━━ Raw data

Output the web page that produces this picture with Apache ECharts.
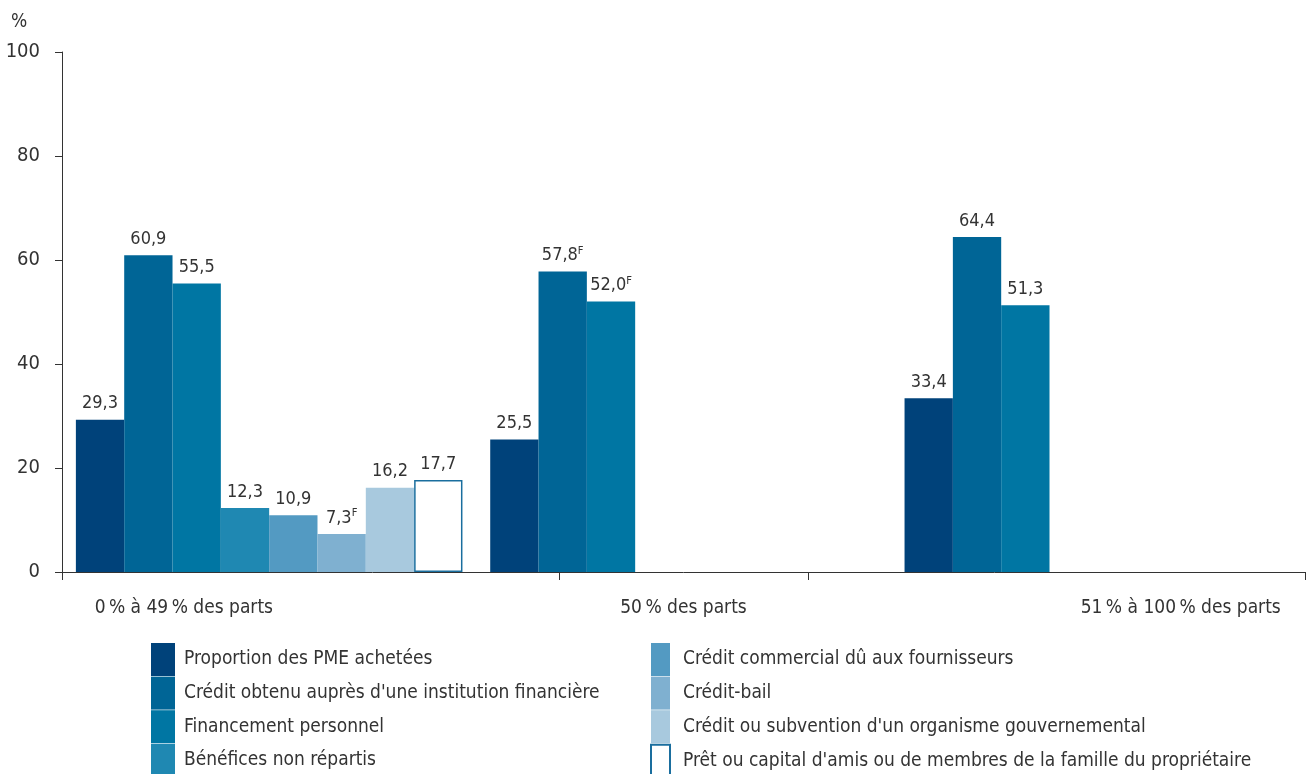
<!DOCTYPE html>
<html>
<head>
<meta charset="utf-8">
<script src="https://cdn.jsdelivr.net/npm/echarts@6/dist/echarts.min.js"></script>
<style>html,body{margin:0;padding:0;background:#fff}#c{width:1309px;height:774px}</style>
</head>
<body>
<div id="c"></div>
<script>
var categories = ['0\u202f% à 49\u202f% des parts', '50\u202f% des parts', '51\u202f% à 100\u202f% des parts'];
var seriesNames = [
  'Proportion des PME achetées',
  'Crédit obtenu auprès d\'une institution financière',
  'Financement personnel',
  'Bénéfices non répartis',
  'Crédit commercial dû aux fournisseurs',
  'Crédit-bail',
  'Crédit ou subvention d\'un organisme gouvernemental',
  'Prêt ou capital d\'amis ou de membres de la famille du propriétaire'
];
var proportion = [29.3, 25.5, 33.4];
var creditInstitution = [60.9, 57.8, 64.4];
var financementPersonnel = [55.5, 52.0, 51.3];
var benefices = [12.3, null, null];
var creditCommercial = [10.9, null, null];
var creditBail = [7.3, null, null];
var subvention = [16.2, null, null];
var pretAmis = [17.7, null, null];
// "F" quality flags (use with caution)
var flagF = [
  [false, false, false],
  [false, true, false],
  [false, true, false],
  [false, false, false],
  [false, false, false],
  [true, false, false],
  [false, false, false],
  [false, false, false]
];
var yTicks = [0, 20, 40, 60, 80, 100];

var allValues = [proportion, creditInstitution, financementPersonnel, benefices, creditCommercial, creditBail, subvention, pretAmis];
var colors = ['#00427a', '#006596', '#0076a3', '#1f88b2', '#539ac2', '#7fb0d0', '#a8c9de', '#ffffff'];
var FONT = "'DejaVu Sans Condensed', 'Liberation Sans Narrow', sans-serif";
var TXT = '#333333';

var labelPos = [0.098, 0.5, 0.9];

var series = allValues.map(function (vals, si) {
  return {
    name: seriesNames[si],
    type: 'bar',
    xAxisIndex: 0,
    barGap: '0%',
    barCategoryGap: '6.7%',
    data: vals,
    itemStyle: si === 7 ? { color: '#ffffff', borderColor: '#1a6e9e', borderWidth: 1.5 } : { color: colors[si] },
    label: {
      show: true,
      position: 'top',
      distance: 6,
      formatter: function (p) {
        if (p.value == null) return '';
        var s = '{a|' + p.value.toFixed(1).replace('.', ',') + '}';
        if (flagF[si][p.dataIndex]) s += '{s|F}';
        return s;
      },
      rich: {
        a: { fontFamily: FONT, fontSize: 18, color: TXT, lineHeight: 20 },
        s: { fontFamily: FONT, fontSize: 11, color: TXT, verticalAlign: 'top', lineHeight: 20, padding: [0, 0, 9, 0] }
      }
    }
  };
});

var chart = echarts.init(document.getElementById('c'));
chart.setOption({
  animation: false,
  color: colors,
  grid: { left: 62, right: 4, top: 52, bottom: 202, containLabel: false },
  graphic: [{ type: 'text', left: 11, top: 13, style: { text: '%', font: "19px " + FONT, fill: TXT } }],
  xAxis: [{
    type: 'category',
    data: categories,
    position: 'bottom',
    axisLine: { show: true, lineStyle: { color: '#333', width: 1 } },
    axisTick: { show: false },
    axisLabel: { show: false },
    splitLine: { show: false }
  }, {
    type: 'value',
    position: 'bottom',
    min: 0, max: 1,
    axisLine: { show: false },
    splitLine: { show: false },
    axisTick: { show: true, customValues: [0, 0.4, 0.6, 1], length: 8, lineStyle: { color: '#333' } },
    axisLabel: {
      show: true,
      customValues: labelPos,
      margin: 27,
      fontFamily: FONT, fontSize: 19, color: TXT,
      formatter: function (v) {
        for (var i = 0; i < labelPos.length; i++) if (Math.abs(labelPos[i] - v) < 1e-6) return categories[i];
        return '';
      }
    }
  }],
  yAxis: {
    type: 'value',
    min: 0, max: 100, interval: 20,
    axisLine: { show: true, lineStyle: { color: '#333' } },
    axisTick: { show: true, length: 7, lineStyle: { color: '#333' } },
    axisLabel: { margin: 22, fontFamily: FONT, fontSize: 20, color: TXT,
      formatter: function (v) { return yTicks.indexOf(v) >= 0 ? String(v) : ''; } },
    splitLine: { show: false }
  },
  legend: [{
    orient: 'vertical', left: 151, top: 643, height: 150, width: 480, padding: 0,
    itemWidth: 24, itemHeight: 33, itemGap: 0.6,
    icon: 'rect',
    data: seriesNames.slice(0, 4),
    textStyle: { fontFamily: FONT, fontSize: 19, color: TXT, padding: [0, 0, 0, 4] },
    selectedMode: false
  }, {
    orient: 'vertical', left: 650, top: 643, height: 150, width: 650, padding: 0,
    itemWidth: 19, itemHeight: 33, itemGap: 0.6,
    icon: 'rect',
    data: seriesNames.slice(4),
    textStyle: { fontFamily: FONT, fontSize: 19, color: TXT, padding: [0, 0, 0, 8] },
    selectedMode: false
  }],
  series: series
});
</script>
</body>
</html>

━━━━

:: Exercise requirements ::
Give back exactly the lines from the first line of the data through the line with "var labelPos = [0.098, 0.5, 0.9];", pictures excluded.

:: In response ::
Output the web page that produces this picture with Apache ECharts.
<!DOCTYPE html>
<html>
<head>
<meta charset="utf-8">
<script src="https://cdn.jsdelivr.net/npm/echarts@6/dist/echarts.min.js"></script>
<style>html,body{margin:0;padding:0;background:#fff}#c{width:1309px;height:774px}</style>
</head>
<body>
<div id="c"></div>
<script>
var categories = ['0\u202f% à 49\u202f% des parts', '50\u202f% des parts', '51\u202f% à 100\u202f% des parts'];
var seriesNames = [
  'Proportion des PME achetées',
  'Crédit obtenu auprès d\'une institution financière',
  'Financement personnel',
  'Bénéfices non répartis',
  'Crédit commercial dû aux fournisseurs',
  'Crédit-bail',
  'Crédit ou subvention d\'un organisme gouvernemental',
  'Prêt ou capital d\'amis ou de membres de la famille du propriétaire'
];
var proportion = [29.3, 25.5, 33.4];
var creditInstitution = [60.9, 57.8, 64.4];
var financementPersonnel = [55.5, 52.0, 51.3];
var benefices = [12.3, null, null];
var creditCommercial = [10.9, null, null];
var creditBail = [7.3, null, null];
var subvention = [16.2, null, null];
var pretAmis = [17.7, null, null];
// "F" quality flags (use with caution)
var flagF = [
  [false, false, false],
  [false, true, false],
  [false, true, false],
  [false, false, false],
  [false, false, false],
  [true, false, false],
  [false, false, false],
  [false, false, false]
];
var yTicks = [0, 20, 40, 60, 80, 100];

var allValues = [proportion, creditInstitution, financementPersonnel, benefices, creditCommercial, creditBail, subvention, pretAmis];
var colors = ['#00427a', '#006596', '#0076a3', '#1f88b2', '#539ac2', '#7fb0d0', '#a8c9de', '#ffffff'];
var FONT = "'DejaVu Sans Condensed', 'Liberation Sans Narrow', sans-serif";
var TXT = '#333333';

var labelPos = [0.098, 0.5, 0.9];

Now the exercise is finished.